---------- EXTRACTED RECORDS ----------
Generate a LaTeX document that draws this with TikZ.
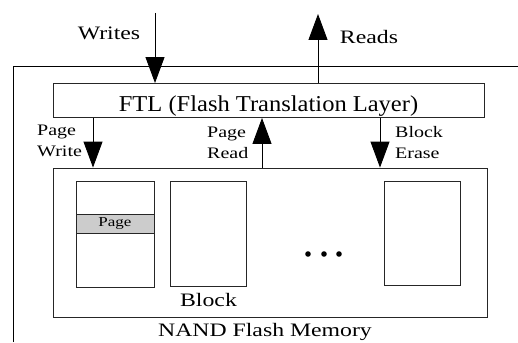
\documentclass[tikz,border=0pt]{standalone}
\usepackage{fontspec}
\setmainfont{Liberation Serif}[FakeStretch=1.25]
\newfontfamily\ftlfont{Liberation Serif}[FakeStretch=1.08]
\usetikzlibrary{positioning}
\usetikzlibrary{arrows.meta}

\tikzset{
	box/.style={draw=black!85, line width=0.9pt, inner sep=0pt},
	bigarrow/.style={line width=0.9pt, -{Triangle[length=26pt,width=19pt]}},
	lbl/.style={inner sep=0pt, align=left, font=\fontsize{16}{21}\selectfont},
	bigtext/.style={inner sep=0pt, font=\fontsize{19}{23}\selectfont},
}

\begin{document}
\begin{tikzpicture}[x=1pt,y=-1pt]
	
	% ------------------------------------------------
	% Ensure the dimensions of graphic are appropriate
	\useasboundingbox (0,0) rectangle (518,342);
	
	% ------------------------------------------------
	% Relevant coordinates
	\coordinate (FrameBot)    at (13,342);
	\coordinate (FrameCorner) at (13,66);
	\coordinate (FrameEnd)    at (518,66);
	
	\coordinate (WritesTop)  at (155,13);
	\coordinate (ReadsTop)   at (318,14);
	\coordinate (PageWriteX) at (93,0);
	\coordinate (PageReadX)  at (262,0);
	\coordinate (EraseX)     at (380,0);
	
	% ----------------
	% Outer frame
	\draw[line width=0.9pt] (FrameBot) -- (FrameCorner) -- (FrameEnd);
	
	% ----------------
	% FTL layer
	\node[box, minimum width=431pt, minimum height=34pt] (FTLBox) at (268.5,100.5) {};
	\node[inner sep=0pt, anchor=base, font=\ftlfont\fontsize{22.7}{26}\selectfont] (FTLText) at (268.5,111.5) {FTL (Flash Translation Layer)};
	
	% ----------------
	% NAND flash memory with its blocks
	\node[box, minimum width=434pt, minimum height=149pt] (NANDBox) at (270,242.5) {};
	
	\node[box, minimum width=78pt, minimum height=106pt] (BlockOne)   at (115,234) {};
	\node[box, minimum width=76pt, minimum height=105pt] (BlockTwo)   at (208,233.5) {};
	\node[box, minimum width=76pt, minimum height=104pt] (BlockLast)  at (422,233) {};
	\node[box, fill=gray!40, minimum width=78pt, minimum height=19pt, font=\fontsize{13.6}{16}\selectfont] (PageStrip) at (115,223.5) {Page};
	
	\foreach \x in {308,324,339}
		\fill (\x,254) circle (2.8pt);
	
	\node[bigtext, anchor=base] (BlockText) at (208.5,306.5) {Block};
	\node[bigtext, anchor=base] (NANDText)  at (265,336.5) {NAND Flash Memory};
	
	% ----------------
	% Host requests
	\draw[bigarrow] (WritesTop) -- (FTLBox.north -| WritesTop);
	\draw[bigarrow] (FTLBox.north -| ReadsTop) -- (ReadsTop);
	
	\node[bigtext, anchor=base] (WritesText) at (109,39.3) {Writes};
	\node[bigtext, anchor=base] (ReadsText)  at (369,44) {Reads};
	
	% ----------------
	% Flash operations
	\draw[bigarrow] (FTLBox.south -| PageWriteX) -- (NANDBox.north -| PageWriteX);
	\draw[bigarrow] (NANDBox.north -| PageReadX) -- (FTLBox.south -| PageReadX);
	\draw[bigarrow] (FTLBox.south -| EraseX) -- (NANDBox.north -| EraseX);
	
	\node[lbl, anchor=north west] (PageWriteText) at (37,124.4) {Page\\Write};
	\node[lbl, anchor=north west] (PageReadText)  at (207,126.4) {Page\\Read};
	\node[lbl, anchor=north west] (BlockEraseText) at (395,126.1) {Block\\Erase};
	
\end{tikzpicture}
\end{document}
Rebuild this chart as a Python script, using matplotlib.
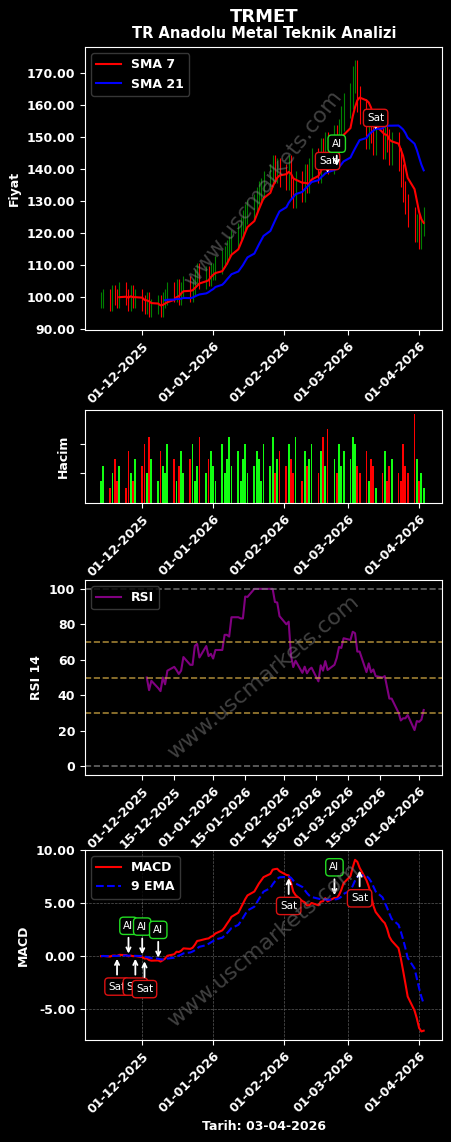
----------
TASK TO COMPLETE: Reproduce the records above exactly, leaving out every picture they contain.

EXERCISE OUTPUT:
Generate a LaTeX document that draws this with TikZ.
\documentclass[tikz,border=0pt]{standalone}
\usepackage{fontspec}
\setmainfont{Liberation Serif}[FakeStretch=1.25]
\newfontfamily\ftlfont{Liberation Serif}[FakeStretch=1.08]
\usetikzlibrary{positioning}
\usetikzlibrary{arrows.meta}

\tikzset{
	box/.style={draw=black!85, line width=0.9pt, inner sep=0pt},
	bigarrow/.style={line width=0.9pt, -{Triangle[length=26pt,width=19pt]}},
	lbl/.style={inner sep=0pt, align=left, font=\fontsize{16}{21}\selectfont},
	bigtext/.style={inner sep=0pt, font=\fontsize{19}{23}\selectfont},
}

\begin{document}
\begin{tikzpicture}[x=1pt,y=-1pt]
	
	% ------------------------------------------------
	% Ensure the dimensions of graphic are appropriate
	\useasboundingbox (0,0) rectangle (518,342);
	
	% ------------------------------------------------
	% Relevant coordinates
	\coordinate (FrameBot)    at (13,342);
	\coordinate (FrameCorner) at (13,66);
	\coordinate (FrameEnd)    at (518,66);
	
	\coordinate (WritesTop)  at (155,13);
	\coordinate (ReadsTop)   at (318,14);
	\coordinate (PageWriteX) at (93,0);
	\coordinate (PageReadX)  at (262,0);
	\coordinate (EraseX)     at (380,0);
	
	% ----------------
	% Outer frame
	\draw[line width=0.9pt] (FrameBot) -- (FrameCorner) -- (FrameEnd);
	
	% ----------------
	% FTL layer
	\node[box, minimum width=431pt, minimum height=34pt] (FTLBox) at (268.5,100.5) {};
	\node[inner sep=0pt, anchor=base, font=\ftlfont\fontsize{22.7}{26}\selectfont] (FTLText) at (268.5,111.5) {FTL (Flash Translation Layer)};
	
	% ----------------
	% NAND flash memory with its blocks
	\node[box, minimum width=434pt, minimum height=149pt] (NANDBox) at (270,242.5) {};
	
	\node[box, minimum width=78pt, minimum height=106pt] (BlockOne)   at (115,234) {};
	\node[box, minimum width=76pt, minimum height=105pt] (BlockTwo)   at (208,233.5) {};
	\node[box, minimum width=76pt, minimum height=104pt] (BlockLast)  at (422,233) {};
	\node[box, fill=gray!40, minimum width=78pt, minimum height=19pt, font=\fontsize{13.6}{16}\selectfont] (PageStrip) at (115,223.5) {Page};
	
	\foreach \x in {308,324,339}
		\fill (\x,254) circle (2.8pt);
	
	\node[bigtext, anchor=base] (BlockText) at (208.5,306.5) {Block};
	\node[bigtext, anchor=base] (NANDText)  at (265,336.5) {NAND Flash Memory};
	
	% ----------------
	% Host requests
	\draw[bigarrow] (WritesTop) -- (FTLBox.north -| WritesTop);
	\draw[bigarrow] (FTLBox.north -| ReadsTop) -- (ReadsTop);
	
	\node[bigtext, anchor=base] (WritesText) at (109,39.3) {Writes};
	\node[bigtext, anchor=base] (ReadsText)  at (369,44) {Reads};
	
	% ----------------
	% Flash operations
	\draw[bigarrow] (FTLBox.south -| PageWriteX) -- (NANDBox.north -| PageWriteX);
	\draw[bigarrow] (NANDBox.north -| PageReadX) -- (FTLBox.south -| PageReadX);
	\draw[bigarrow] (FTLBox.south -| EraseX) -- (NANDBox.north -| EraseX);
	
	\node[lbl, anchor=north west] (PageWriteText) at (37,124.4) {Page\\Write};
	\node[lbl, anchor=north west] (PageReadText)  at (207,126.4) {Page\\Read};
	\node[lbl, anchor=north west] (BlockEraseText) at (395,126.1) {Block\\Erase};
	
\end{tikzpicture}
\end{document}
Rebuild this chart as a Python script, using matplotlib.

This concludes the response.